* Do this
Leaving out every picture, copy the lines of the data exactly, from the first through the line containing "(8,6) -- (716,6);".
== Given data ==
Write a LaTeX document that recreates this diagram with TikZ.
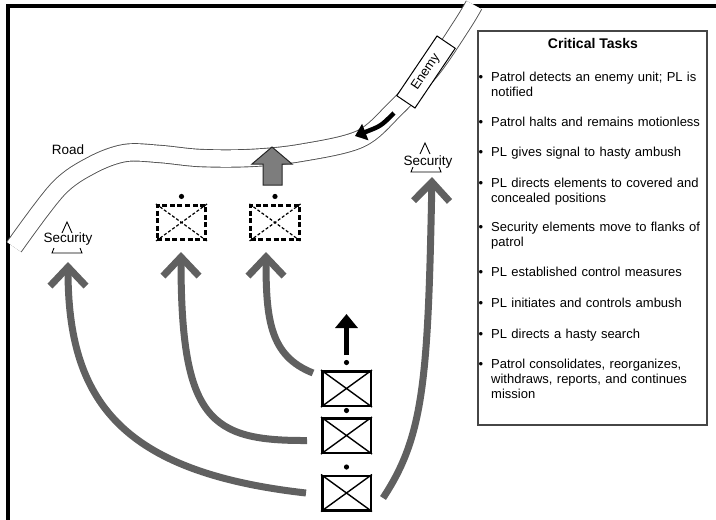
\documentclass[tikz,border=0pt]{standalone}
\usepackage{fontspec}
\setmainfont{Liberation Sans}
\usetikzlibrary{arrows.meta}
\definecolor{armgray}{RGB}{96,96,96}
\definecolor{roadgray}{RGB}{80,80,80}
\definecolor{blockgray}{RGB}{125,125,125}
\definecolor{boxgray}{RGB}{70,70,70}
\begin{document}
\begin{tikzpicture}[x=1pt,y=-1pt,
  frame/.style={line width=4pt,black},
  road/.style={draw=roadgray,line width=0.9pt,double=white,double distance=16.5pt},
  unitbox/.style={draw,line width=2.5pt,minimum width=48.5pt,minimum height=34.5pt,inner sep=0pt},
  dashbox/.style={draw,line width=2.6pt,dash pattern=on 5pt off 2.6pt,minimum width=48.5pt,minimum height=34.5pt,inner sep=0pt},
  crossline/.style={line width=1.4pt},
  dashcross/.style={line width=1.2pt,dash pattern=on 3pt off 2pt},
  arm/.style={draw=armgray,line width=7pt,line cap=butt,-{Straight Barb[length=19pt,width=36pt,line join=miter]}},
  blackarrow/.style={draw=black,line width=4.5pt,-{Triangle[length=14pt,width=22pt]}},
  roadarrow/.style={draw=black,line width=4.5pt,-{Triangle[length=11pt,width=17pt]}},
  blockarrow/.style={draw=black!85,line width=1pt,fill=blockgray,line join=miter},
  enemybox/.style={draw,line width=1pt,fill=white,minimum width=72pt,minimum height=22pt,inner sep=0pt,font=\fontsize{13}{15}\selectfont},
  label/.style={font=\fontsize{13.5}{15}\selectfont,anchor=base,inner sep=0pt},
  sectri/.style={line width=0.9pt,black},
  dot/.style={fill=black},
  tasksbox/.style={draw=boxgray,line width=1.6pt,minimum width=229pt,minimum height=394pt,inner sep=0pt},
  tasktitle/.style={font=\bfseries\fontsize{14}{16}\selectfont,anchor=base,inner sep=0pt},
  bulletmark/.style={font=\fontsize{13}{15}\selectfont,anchor=base,inner sep=0pt},
  tasktext/.style={font=\fontsize{13}{15}\selectfont,anchor=base west,text width=214pt,align=left,inner sep=0pt}
]
\useasboundingbox (0,0) rectangle (716,520);
% outer frame
\draw[frame] (8,520) -- (8,6) -- (716,6);

% road
\draw[road] plot[smooth,tension=0.55] coordinates {(14,247) (58,189) (92,165) (125,153) (160,154) (200,158) (250,158) (300,153) (360,139) (395,109) (432,69) (462,25) (474,5)};
\node[label] (road) at (68,154) {Road};

% enemy
\draw[roadarrow] (394,113) .. controls (381,126) .. (355,136);
\node[enemybox,rotate=56] (enemy) at (426,72) {Enemy};

% gray block arrow
\draw[blockarrow] (263,185) -- (263,164) -- (252,164) -- (272,147) -- (292,164) -- (282,164) -- (282,185) -- cycle;

% security left
\node[label] (secL) at (68,242) {Security};
\draw[sectri] (62,233) -- (67,222) -- (72,233);
\draw[sectri] (54,248) -- (52,253) -- (82,253) -- (80,248);
% security right
\node[label] (secR) at (428,165) {Security};
\draw[sectri] (420,154) -- (425,143) -- (430,154);
\draw[sectri] (413,167) -- (411,172) -- (441,172) -- (439,167);

% dashed (planned) positions
\node[dashbox] (d1) at (181.5,222.5) {};
\draw[dashcross] (d1.north west) -- (d1.south east) (d1.north east) -- (d1.south west);
\fill[dot] ([yshift=7.5pt]d1.north) circle (2.6pt);
\node[dashbox] (d2) at (275,222.5) {};
\draw[dashcross] (d2.north west) -- (d2.south east) (d2.north east) -- (d2.south west);
\fill[dot] ([yshift=7.5pt]d2.north) circle (2.6pt);

% patrol units
\node[unitbox] (uA) at (346.5,388.5) {};
\draw[crossline] (uA.north west) -- (uA.south east) (uA.north east) -- (uA.south west);
\fill[dot] ([yshift=7.5pt]uA.north) circle (2.6pt);
\node[unitbox] (uB) at (346.5,435.5) {};
\draw[crossline] (uB.north west) -- (uB.south east) (uB.north east) -- (uB.south west);
\fill[dot] ([yshift=6.5pt]uB.north) circle (2.6pt);
\node[unitbox] (uC) at (346.5,493) {};
\draw[crossline] (uC.north west) -- (uC.south east) (uC.north east) -- (uC.south west);
\fill[dot] ([yshift=7.5pt]uC.north) circle (2.6pt);

% arrows
\coordinate (tipL) at (68,262);
\coordinate (tipD1) at (181,252);
\coordinate (tipD2) at (266,252);
\coordinate (tipR) at (432,177);
\draw[blackarrow] ([yshift=15pt]uA.north) -- ++(0,-41);
\draw[arm] ([xshift=-15pt]uC.west) .. controls (120,472) and (68,400) .. (tipL);
\draw[arm] ([xshift=-14pt,yshift=-5pt]uB.west) .. controls (210,441) and (181,420) .. (tipD1);
\draw[arm] ([xshift=-8pt,yshift=-3pt]uA.north west) .. controls (270,356) and (266,320) .. (tipD2);
\draw[arm] ([xshift=11pt,yshift=-5pt]uC.east) .. controls (424,436) and (428,380) .. (tipR);

% critical tasks
\node[tasksbox] (tasks) at (592.5,228) {};
\node[tasktitle] (title) at (593,48) {Critical Tasks};
\foreach \i/\y/\t in {
  1/81/{Patrol detects an enemy unit; PL is\\notified},
  2/126/{Patrol halts and remains motionless},
  3/156/{PL gives signal to hasty ambush},
  4/187/{PL directs elements to covered and\\concealed positions},
  5/231/{Security elements move to flanks of\\patrol},
  6/276/{PL established control measures},
  7/307/{PL initiates and controls ambush},
  8/338/{PL directs a hasty search},
  9/368/{Patrol consolidates, reorganizes,\\withdraws, reports, and continues\\mission}}{
  \node[bulletmark] (b\i) at (481,\y) {•};
  \node[tasktext] (t\i) at (491,\y) {\t};
}
\end{tikzpicture}
\end{document}
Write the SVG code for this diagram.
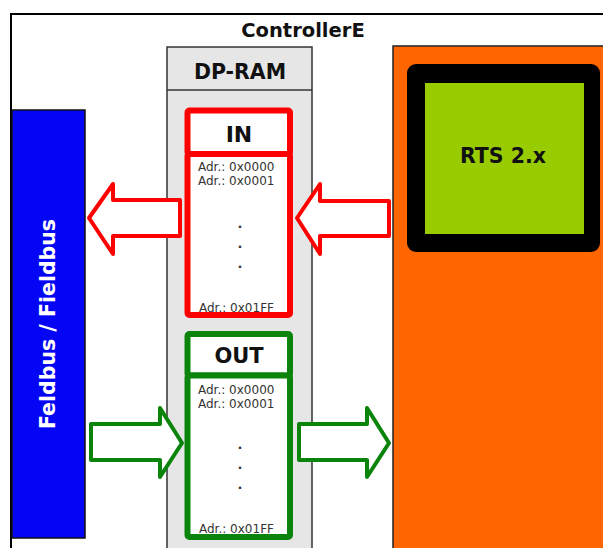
<svg xmlns="http://www.w3.org/2000/svg" width="603" height="548" viewBox="0 0 603 548">
<style>
.t{font-family:"DejaVu Sans","Liberation Sans",sans-serif;font-weight:bold;text-anchor:middle;fill:#111}
.a{font-family:"DejaVu Sans","Liberation Sans",sans-serif;font-size:12px;fill:#333}
.d{font-family:"DejaVu Sans","Liberation Sans",sans-serif;font-size:13px;font-weight:bold;fill:#333;text-anchor:middle}
.red{fill:#fff;stroke:#f00;stroke-width:6;stroke-linejoin:round}
.grn{fill:#fff;stroke:#0a840a;stroke-width:6;stroke-linejoin:round}
.ra{fill:#fff;stroke:#f00;stroke-width:4;stroke-linejoin:round}
.ga{fill:#fff;stroke:#0a840a;stroke-width:4;stroke-linejoin:round}
</style>
<rect x="0" y="0" width="603" height="548" fill="#fff"/>
<g id="controller">
<rect x="11" y="14" width="620" height="560" fill="#fff" stroke="#000" stroke-width="2"/>
<text class="t" x="303" y="37" font-size="19.5">ControllerE</text>
</g>
<g id="dpram">
<rect x="167" y="47" width="145" height="520" fill="#e6e6e6" stroke="#333" stroke-width="1.5"/>
<line x1="167" y1="90" x2="312" y2="90" stroke="#333" stroke-width="1.5"/>
<text class="t" x="240" y="79" font-size="20.5">DP-RAM</text>
</g>
<g id="fieldbus">
<rect x="12" y="110" width="73" height="428" fill="#0505f5" stroke="#111" stroke-width="1.5"/>
<text class="t" x="0" y="0" font-size="20.5" transform="translate(55,324) rotate(-90)" style="fill:#fff">Feldbus / Fieldbus</text>
</g>
<g id="in">
<rect class="red" x="187.5" y="110.5" width="102.5" height="43.5" rx="2"/>
<rect class="red" x="187.5" y="154" width="102.5" height="161" rx="2"/>
<text class="t" x="239" y="142" font-size="22">IN</text>
<text class="a" x="198" y="171">Adr.: 0x0000</text>
<text class="a" x="198" y="185">Adr.: 0x0001</text>
<text class="d" x="240" y="228">.</text>
<text class="d" x="240" y="248">.</text>
<text class="d" x="240" y="268">.</text>
<text class="a" x="199" y="312">Adr.: 0x01FF</text>
</g>
<g id="out">
<rect class="grn" x="187.5" y="334" width="102.5" height="41.5" rx="2"/>
<rect class="grn" x="187.5" y="375.5" width="102.5" height="161.5" rx="2"/>
<text class="t" x="239" y="363" font-size="21">OUT</text>
<text class="a" x="198" y="394">Adr.: 0x0000</text>
<text class="a" x="198" y="408">Adr.: 0x0001</text>
<text class="d" x="240" y="449">.</text>
<text class="d" x="240" y="469">.</text>
<text class="d" x="240" y="489">.</text>
<text class="a" x="199" y="533">Adr.: 0x01FF</text>
</g>
<g id="rts">
<rect x="393" y="46" width="230" height="520" fill="#ff6600" stroke="#222" stroke-width="1.5"/>
<rect x="407" y="64" width="193" height="188" rx="9" fill="#000"/>
<rect x="425" y="83" width="159" height="151" fill="#99cc00"/>
<text class="t" x="503" y="163" font-size="20.5">RTS 2.x</text>
</g>
<g id="connectors">
<polygon class="ra" points="89,218 113,184 113,200 180,200 180,236 113,236 113,254"/>
<polygon class="ra" points="297,218 320,184 320,201 389,201 389,236 320,236 320,254"/>
<polygon class="ga" points="182,443 160,408 160,424 91,424 91,460 160,460 160,477"/>
<polygon class="ga" points="389,443 367,408 367,424 299,424 299,460 367,460 367,477"/>
</g>
</svg>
===
* Solution to this problem
Write a LaTeX document that recreates this diagram with TikZ.
\documentclass[tikz,border=0pt]{standalone}
\usepackage{fontspec}
\setmainfont{Liberation Sans}
\usetikzlibrary{arrows.meta}
\definecolor{armgray}{RGB}{96,96,96}
\definecolor{roadgray}{RGB}{80,80,80}
\definecolor{blockgray}{RGB}{125,125,125}
\definecolor{boxgray}{RGB}{70,70,70}
\begin{document}
\begin{tikzpicture}[x=1pt,y=-1pt,
  frame/.style={line width=4pt,black},
  road/.style={draw=roadgray,line width=0.9pt,double=white,double distance=16.5pt},
  unitbox/.style={draw,line width=2.5pt,minimum width=48.5pt,minimum height=34.5pt,inner sep=0pt},
  dashbox/.style={draw,line width=2.6pt,dash pattern=on 5pt off 2.6pt,minimum width=48.5pt,minimum height=34.5pt,inner sep=0pt},
  crossline/.style={line width=1.4pt},
  dashcross/.style={line width=1.2pt,dash pattern=on 3pt off 2pt},
  arm/.style={draw=armgray,line width=7pt,line cap=butt,-{Straight Barb[length=19pt,width=36pt,line join=miter]}},
  blackarrow/.style={draw=black,line width=4.5pt,-{Triangle[length=14pt,width=22pt]}},
  roadarrow/.style={draw=black,line width=4.5pt,-{Triangle[length=11pt,width=17pt]}},
  blockarrow/.style={draw=black!85,line width=1pt,fill=blockgray,line join=miter},
  enemybox/.style={draw,line width=1pt,fill=white,minimum width=72pt,minimum height=22pt,inner sep=0pt,font=\fontsize{13}{15}\selectfont},
  label/.style={font=\fontsize{13.5}{15}\selectfont,anchor=base,inner sep=0pt},
  sectri/.style={line width=0.9pt,black},
  dot/.style={fill=black},
  tasksbox/.style={draw=boxgray,line width=1.6pt,minimum width=229pt,minimum height=394pt,inner sep=0pt},
  tasktitle/.style={font=\bfseries\fontsize{14}{16}\selectfont,anchor=base,inner sep=0pt},
  bulletmark/.style={font=\fontsize{13}{15}\selectfont,anchor=base,inner sep=0pt},
  tasktext/.style={font=\fontsize{13}{15}\selectfont,anchor=base west,text width=214pt,align=left,inner sep=0pt}
]
\useasboundingbox (0,0) rectangle (716,520);
% outer frame
\draw[frame] (8,520) -- (8,6) -- (716,6);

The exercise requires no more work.